If you needed any more proof besides the mere existence of Donald Trump that we, as a country, are fucking doomed, look no further than Oklahoma. Just yesterday, Oklahoma signed an order to achieve “an abortion-free society” using state Department of Education funds. Governor Mary Fallin, a woman of all people, was the one to sign it into law. So now, when Oklahoma kids go to public school, they’ll be hit with Oklahoma-created materials teaching that life begins at conception. The bill also dictates that students learn that there are just two options if someone gets pregnant: you can keep the baby, and the school can give you a list of medical facilities, or you can put it up for adoption. “The State of Oklahoma strongly urges you to contact them if you are pregnant,” the materials will say. Talk about creepy.
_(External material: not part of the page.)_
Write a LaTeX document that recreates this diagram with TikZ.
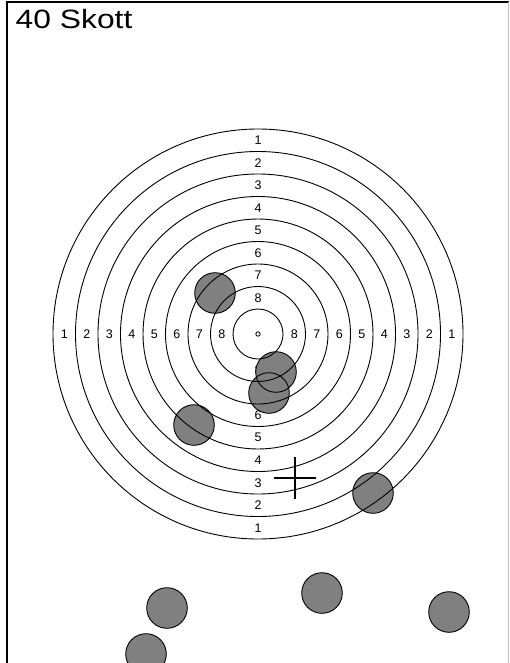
\documentclass[tikz,border=0pt]{standalone}
\usepackage{fontspec}
\setmainfont{Liberation Sans}
\usetikzlibrary{calc}
\begin{document}
\begin{tikzpicture}[x=1pt,y=-1pt,
  ring/.style={draw=black,line width=0.9pt},
  num/.style={font=\fontsize{12.5}{12.5}\selectfont,inner sep=0pt},
  shotfill/.style={fill=black!50,draw=none},
  shotline/.style={draw=black,line width=0.9pt}]
\useasboundingbox (0,0) rectangle (509,663);
\clip (0,0) rectangle (509,663);
% frame
\draw[line width=1.6pt] (7,663) -- (7,2) -- (509,2);
\draw[black!25,line width=0.8pt] (508,2) -- (508,663);
% title
\node[anchor=base west,inner sep=0pt,font=\fontsize{26.5}{26.5}\selectfont,xscale=1.2] (title) at (15.5,28.5) {40 Skott};
% center
\coordinate (c) at (258,334);
% labels
\foreach \k in {1,...,8}{
  \pgfmathsetmacro{\d}{205-22.5*\k+11.25}
  \node[num] (l\k t) at ($(c)+(0,-\d)$) {\k};
  \node[num] (l\k b) at ($(c)+(0,\d)$) {\k};
  \node[num] (l\k l) at ($(c)+(-\d,0)$) {\k};
  \node[num] (l\k r) at ($(c)+(\d,0)$) {\k};
}
% shots fills
\foreach \n/\x/\y in {s1/215/293, s2/276/372, s3/269/393, s4/194/425, s5/373/493, s6/167/608, s7/322/593, s8/449/612, s9/146/654}{
  \fill[shotfill] (\x,\y) circle (20.3);
}
% rings
\foreach \k in {0,...,8}{
  \pgfmathsetmacro{\r}{25+22.5*\k}
  \draw[ring] (c) circle (\r);
}
\draw[line width=0.8pt] (c) circle (2.2);
% shot outlines
\foreach \n/\x/\y in {s1/215/293, s2/276/372, s3/269/393, s4/194/425, s5/373/493, s6/167/608, s7/322/593, s8/449/612, s9/146/654}{
  \draw[shotline] (\x,\y) circle (20.3);
}
% cross
\coordinate (x) at (294.5,477.5);
\draw[line width=2pt] ($(x)+(-21,0)$) -- ($(x)+(21,0)$);
\draw[line width=2pt] ($(x)+(0,-21)$) -- ($(x)+(0,21)$);
\end{tikzpicture}
\end{document}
In addition to weird pregnancy advice, the bill also sets aside some money for the “Humanity of the Unborn Child Fund,” which is just a high school sex ed program. But get this — since Oklahoma Republicans are so prude and terrible, this high school sex ed program teaches about what to do if a woman is pregnant (start painting a nursery and pick a few names, obviously), but doesn’t teach about actual sex, or you know, how babies are made. It would almost be funny if it weren’t so fucking sad.
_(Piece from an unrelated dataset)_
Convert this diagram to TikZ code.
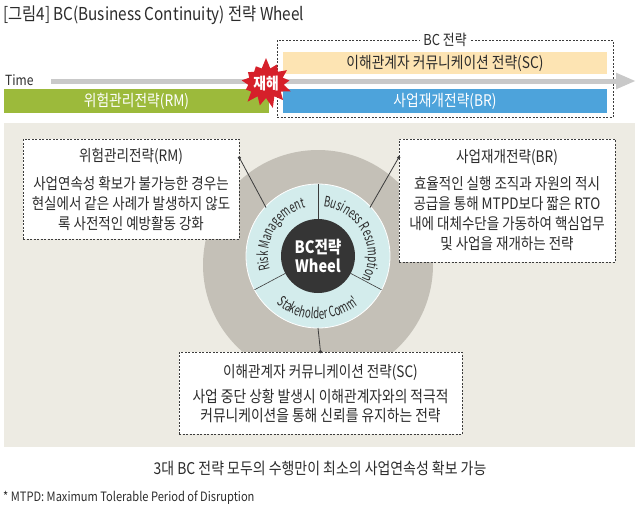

For what it’s worth, Oklahoma tried to include more information in the sex ed program, but Republicans did not want teens knowing how to refer to their genitals or what they do. So, the new bill assumes that teens will be fucking (because of course they will), but won’t tell them how to do it or how to protect themselves from getting pregnant in the first place. Let’s not even talk about STDs. The moral of this story is really this: no one go home with anyone from Oklahoma, ever, because they probably have no idea what their doing or how to ask for an STD test. So. Gross.

Oklahoma isn’t the only fucked up state when it comes to sex ed. In fact, this new bill about creating an “abortion free-society” (which by the way, has never existed, anywhere) is just a stark reminder that in a lot of states, sex ed isn’t even required at all. In other states, sex ed is required but it doesn’t have to be medically accurate. So, public schools can talk to kids about sex, but tell them that you can get HIV from holding hands or some weird shit like that.

All of a sudden, politicians like Texas Senator Ted Cruz or even Trump start to make sense. We raise sex morons in public schools. Think about it: there are American teenagers who don’t know how conception works or how one should wear a condom to protect themselves, not because they’re assholes, but because no one ever told them. It’s scary that radical Christianity would make it too risqué to talk about the clitoris or sperm or anything sexual in school, but once “it” happens, teachers tell you how to keep the baby. The fact that some politicians don’t see how teaching kids about birth control and safe sex would take care of the problem is astounding.

Not only is it not safe — who wants to roll around in bed with someone who doesn’t understand what’s happening? Yuck.